Alla radice della violenza fisica sulle donne vi è spesso quindi anche un modello distorto della sessualità, frutto del prodotto di una società ancora patriarcale, dove la donna viene ridotta ad un mero oggetto utile al soddisfacimento del desiderio sessuale maschile. Ed è proprio qui che l’educazione, sin dall’età infantile, dovrebbe avere la funzione di sradicare dalle fondamenta questi modelli basati su sopraffazione e mercificazione.
“La violenza di genere si combatte con il cambiamento culturale, la giustizia arriva soltanto dopo – ribadisce Marisa Scavo, procuratore aggiunto presso il Tribunale di Catania –, se vogliamo veramente prevenire dobbiamo lavorare sul modello culturale. Purtroppo, in Italia ci sono molti stereotipi e pregiudizi ancora anche nelle aule giudiziarie, che rendono difficile la stessa lotta alla violenza e la tutela delle vittime.”
La dottoressa Scavo ha poi illustrato nello specifico le nuove modifiche al codice penale e di procedura penale per la violenza domestica e di genere introdotte dalla Legge 19 luglio 2019, n. 69 , conosciuta come Codice Rosso.“In agosto – spiega la Scavo – è entrato in vigore il Codice rosso, legge nata dopo la condanna dello Stato italiano da parte della Corte di Giustizia dell’Unione europea per non aver offerto adeguata tutela nel caso di una donna vittima di violenza domestica, mira all’accellerazione dei procedimenti legali in presenza di denunce di violenza.”

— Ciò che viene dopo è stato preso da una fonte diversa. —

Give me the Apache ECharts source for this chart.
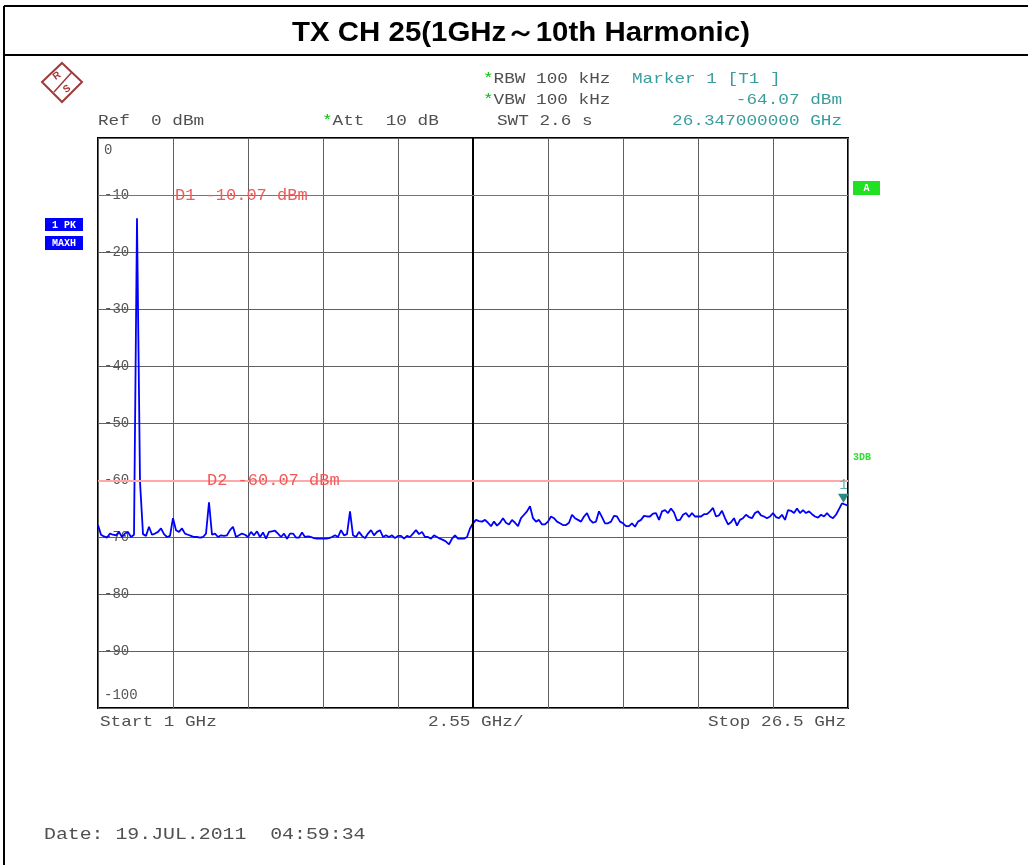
<!DOCTYPE html>
<html>
<head>
<meta charset="utf-8">
<script src="https://cdn.jsdelivr.net/npm/echarts@6/dist/echarts.min.js"></script>
<style>
  html, body { margin: 0; padding: 0; background: #fff; }
  #chart { width: 1028px; height: 865px; }
</style>
</head>
<body>
<div id="chart"></div>
<script>
// Spectrum analyzer sweep: TX channel 25 spurious scan, 1 GHz to 26.5 GHz
const chartTitle = 'TX CH 25(1GHz～10th Harmonic)';
const startGHz = 1;
const stopGHz = 26.5;
const spanPerDivGHz = 2.55;
const sweepStepGHz = 0.102;

// Max-hold trace levels (dBm), one per sweep bin
const traceLevels = [
  -67.9, -69.6, -69.9, -70.1, -69.4, -69.6, -69.7, -69.1, -70.0, -69.4,
  -69.1, -70.0, -69.6, -14.1, -60.3, -69.5, -69.8, -68.2, -69.6, -69.4,
  -69.1, -68.5, -69.5, -70.0, -69.8, -66.7, -68.8, -69.1, -68.5, -69.4,
  -69.6, -69.8, -70.0, -70.0, -70.1, -70.0, -69.4, -63.9, -69.6, -69.4,
  -70.0, -69.7, -69.8, -69.7, -68.8, -68.2, -70.0, -69.7, -69.4, -69.6,
  -70.0, -69.1, -69.7, -69.0, -70.0, -69.2, -70.3, -69.1, -69.0, -68.9,
  -69.4, -70.0, -69.4, -70.3, -69.4, -69.4, -70.1, -70.1, -69.2, -70.0,
  -69.9, -70.0, -70.2, -70.3, -70.3, -70.3, -70.3, -70.2, -70.0, -69.7,
  -70.0, -68.8, -69.7, -69.5, -65.5, -69.7, -70.0, -69.1, -69.8, -70.2,
  -69.4, -68.8, -69.7, -69.1, -68.8, -70.0, -69.7, -70.0, -69.7, -70.2,
  -69.8, -69.8, -70.3, -69.8, -70.0, -69.4, -68.8, -69.5, -69.1, -70.0,
  -70.0, -70.3, -69.7, -70.0, -70.3, -70.5, -70.8, -71.3, -70.3, -69.7,
  -70.3, -70.3, -70.3, -70.0, -68.5, -67.6, -67.0, -67.2, -67.3, -67.0,
  -67.5, -68.1, -67.3, -68.0, -67.5, -66.7, -67.5, -67.8, -67.0, -67.5,
  -68.1, -66.7, -66.1, -65.5, -64.6, -66.7, -67.3, -67.0, -67.8, -67.8,
  -67.3, -66.4, -66.7, -67.3, -67.6, -67.9, -67.9, -67.5, -66.1, -66.7,
  -67.0, -67.3, -66.4, -65.8, -67.0, -67.5, -67.3, -65.5, -66.5, -67.6,
  -67.6, -67.3, -66.3, -66.4, -67.3, -67.6, -68.1, -68.1, -67.6, -68.2,
  -67.3, -67.0, -66.3, -66.4, -66.4, -65.9, -65.8, -67.0, -65.5, -65.3,
  -65.8, -65.0, -65.7, -67.1, -67.0, -66.1, -65.8, -66.5, -65.8, -66.4,
  -66.4, -66.4, -66.0, -66.0, -65.5, -64.9, -66.4, -66.2, -65.4, -66.7,
  -67.8, -67.4, -66.7, -68.0, -67.0, -66.7, -66.1, -66.5, -66.7, -65.8,
  -65.5, -66.2, -66.4, -66.7, -66.4, -65.8, -66.5, -66.7, -66.1, -67.0,
  -65.3, -65.4, -65.8, -65.0, -65.8, -65.3, -65.8, -65.5, -66.0, -66.4,
  -66.6, -66.1, -66.4, -65.8, -66.4, -66.7, -66.1, -65.1, -64.1, -64.3,
  -64.5
];

const yTicks = [0, -10, -20, -30, -40, -50, -60, -70, -80, -90, -100];
const yTickLabels = ['0', '-10', '-20', '-30', '-40', '-50', '-60', '-70', '-80', '-90', '-100'];

// Display lines
const displayLineNames = ['D1', 'D2'];
const displayLineLevels = [-10.07, -60.07];

// Marker 1
const markerFreqGHz = 26.347;
const markerLevelDbm = -64.07;

const mono = '"Liberation Mono", "DejaVu Sans Mono", monospace';
const traceData = traceLevels.map((v, i) => [startGHz + i * sweepStepGHz, v]);
const centerGHz = (startGHz + stopGHz) / 2;

const grey = '#505050';
const teal = '#3a9d9d';
const gridColor = '#606060';

function txt(x, y, text, o) {
  o = o || {};
  return {
    type: 'text', x: x, y: y, scaleX: o.sx || 1.18, z: 10,
    style: {
      text: text,
      font: o.font || ('15px ' + mono),
      fill: o.fill || grey,
      textAlign: o.align || 'left',
      textVerticalAlign: 'middle'
    }
  };
}

const chart = echarts.init(document.getElementById('chart'));

const option = {
  animation: false,
  backgroundColor: '#fff',
  grid: {
    left: 98, top: 138, width: 750, height: 570,
    show: true, borderColor: '#000', borderWidth: 2
  },
  xAxis: [
    { type: 'value', min: startGHz, max: stopGHz, show: false },
    {
      type: 'value', min: 0, max: 10, interval: 1,
      axisLine: { show: false }, axisTick: { show: false }, axisLabel: { show: false },
      splitLine: { show: true, lineStyle: { color: gridColor, width: 1 } }
    }
  ],
  yAxis: {
    type: 'value', min: -100, max: 0, interval: 10,
    axisLine: { show: false }, axisTick: { show: false },
    axisLabel: {
      inside: true, margin: 6, color: '#555', fontFamily: mono, fontSize: 14,
      verticalAlignMaxLabel: 'top', verticalAlignMinLabel: 'bottom',
      formatter: function (v) {
        const k = yTicks.indexOf(v);
        if (k < 0) return '';
        if (v === 0) return '{top|' + yTickLabels[k] + '}';
        if (v === -100) return '{bot|' + yTickLabels[k] + '}';
        return yTickLabels[k];
      },
      rich: {
        top: { color: '#555', fontFamily: mono, fontSize: 14, padding: [5, 0, 0, 0] },
        bot: { color: '#555', fontFamily: mono, fontSize: 14, padding: [0, 0, 6, 0] }
      }
    },
    splitLine: { show: true, lineStyle: { color: gridColor, width: 1 } }
  },
  series: [
    {
      // centre graticule line
      type: 'line', xAxisIndex: 0, data: [], z: 1,
      markLine: {
        silent: true, symbol: 'none', animation: false,
        lineStyle: { color: '#000', width: 2, type: 'solid' },
        label: { show: false },
        data: [{ xAxis: centerGHz }]
      }
    },
    {
      type: 'line', xAxisIndex: 0, data: traceData, z: 3,
      showSymbol: false, symbol: 'none',
      lineStyle: { color: '#0000ff', width: 1.8 },
      markLine: {
        silent: true, symbol: 'none', animation: false,
        data: displayLineLevels.map(function (lv, i) {
          return {
            yAxis: lv,
            lineStyle: i === 0
              ? { color: '#ff3c3c', width: 1, type: 'solid' }
              : { color: '#ffa8a8', width: 2, type: 'solid' },
            label: {
              show: true, position: 'insideStartTop', distance: 0,
              offset: i === 0 ? [77, 9] : [109, 9],
              color: '#f05a5a', fontFamily: mono, fontSize: 17,
              formatter: displayLineNames[i] + ' ' + lv.toFixed(2) + ' dBm'
            }
          };
        })
      },
      markPoint: {
        silent: true, animation: false,
        symbol: 'path://M0,0 L10,0 L5,9 Z', symbolSize: [11, 9], symbolOffset: [0, -5],
        itemStyle: { color: '#2a8a80' },
        label: { show: true, position: 'top', distance: 1, formatter: '1', color: '#5fb0b0', fontFamily: mono, fontSize: 14 },
        data: [{ coord: [markerFreqGHz, markerLevelDbm], value: markerLevelDbm }]
      }
    }
  ],
  graphic: [
    // frame
    { type: 'line', shape: { x1: 4, y1: 6, x2: 1028, y2: 6 }, style: { stroke: '#000', lineWidth: 2 } },
    { type: 'line', shape: { x1: 4, y1: 55, x2: 1028, y2: 55 }, style: { stroke: '#000', lineWidth: 2 } },
    { type: 'line', shape: { x1: 4, y1: 6, x2: 4, y2: 865 }, style: { stroke: '#000', lineWidth: 2 } },
    {
      type: 'text', x: 521, y: 34, scaleX: 1.09,
      style: { text: chartTitle, font: 'bold 27px "Liberation Sans", Arial, sans-serif', fill: '#000', textAlign: 'center', textVerticalAlign: 'middle' }
    },
    // R&S logo
    { type: 'polygon', shape: { points: [[62, 63], [82, 82], [62, 102], [42, 82]] }, style: { fill: 'none', stroke: '#a03a3a', lineWidth: 2 } },
    { type: 'line', shape: { x1: 54, y1: 92, x2: 72, y2: 72 }, style: { stroke: '#a03a3a', lineWidth: 1.5 } },
    { type: 'text', x: 57, y: 76, rotation: 0.6, style: { text: 'R', font: 'bold 10px sans-serif', fill: '#a03a3a', textAlign: 'center', textVerticalAlign: 'middle' } },
    { type: 'text', x: 67, y: 89, rotation: 0.6, style: { text: 'S', font: 'bold 10px sans-serif', fill: '#a03a3a', textAlign: 'center', textVerticalAlign: 'middle' } },
    // header settings
    txt(483, 79, '*', { fill: '#00c000' }),
    txt(493.6, 79, 'RBW 100 kHz'),
    txt(632, 79, 'Marker 1 [T1 ]', { fill: teal }),
    txt(483, 100, '*', { fill: '#00c000' }),
    txt(493.6, 100, 'VBW 100 kHz'),
    txt(842, 100, markerLevelDbm.toFixed(2) + ' dBm', { fill: teal, align: 'right' }),
    txt(98, 121, 'Ref  0 dBm'),
    txt(322, 121, '*', { fill: '#00c000' }),
    txt(332.6, 121, 'Att  10 dB'),
    txt(497, 121, 'SWT 2.6 s'),
    txt(842, 121, markerFreqGHz.toFixed(9) + ' GHz', { fill: teal, align: 'right' }),
    // trace info boxes
    { type: 'rect', shape: { x: 45, y: 218, width: 38, height: 13 }, style: { fill: '#0000ff' } },
    { type: 'rect', shape: { x: 45, y: 236, width: 38, height: 14 }, style: { fill: '#0000ff' } },
    txt(64, 225, '1 PK', { fill: '#fff', align: 'center', font: 'bold 10px ' + mono, sx: 1 }),
    txt(64, 243, 'MAXH', { fill: '#fff', align: 'center', font: 'bold 10px ' + mono, sx: 1 }),
    { type: 'rect', shape: { x: 853, y: 181, width: 27, height: 14 }, style: { fill: '#22e022' } },
    txt(866.5, 188, 'A', { fill: '#fff', align: 'center', font: 'bold 10px ' + mono, sx: 1 }),
    txt(853, 457, '3DB', { fill: '#33dd33', font: 'bold 10px ' + mono, sx: 1 }),
    // frequency axis annotations
    txt(100, 722, 'Start ' + startGHz + ' GHz'),
    txt(428, 722, spanPerDivGHz + ' GHz/'),
    txt(846, 722, 'Stop ' + stopGHz + ' GHz', { align: 'right' }),
    // timestamp
    txt(44, 835, 'Date: 19.JUL.2011  04:59:34', { font: '16px ' + mono, sx: 1.24 })
  ]
};

chart.setOption(option);
</script>
</body>
</html>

La novità procedurale introdotta dal Codice Rosso per alcuni reati quali maltrattamenti in famiglia, stalking, violenza sessuale, si riflette proprio nelle tempistiche con cui vengono presi i provvedimenti di protezione delle vittime. Secondo la nuova legge, polizia giudiziaria deve comunicare al magistrato le notizie di reato di maltrattamenti, violenza sessuale, atti persecutori e lesioni aggravate avvenute in famiglia o tra conviventi. E la vittima dovrà essere sentita dal pm entro 72 ore dall’iscrizione della notizia di reato.
Infine la nuova legge, che pare aver favorito negli ultimi tre mesi l’aumento del numero delle denunce, non solo ha inasprito le pene per reati come la violenza sessuale fino a 6-12 anni rispetto alla reclusione minima di 5 anni e quella massima di 10 della precedente normativa; ma ha anche introdotto nuovi reati importanti come il revenge porn, andando a colmare un gap normativo non indifferente per il contrasto alla violenza di genere.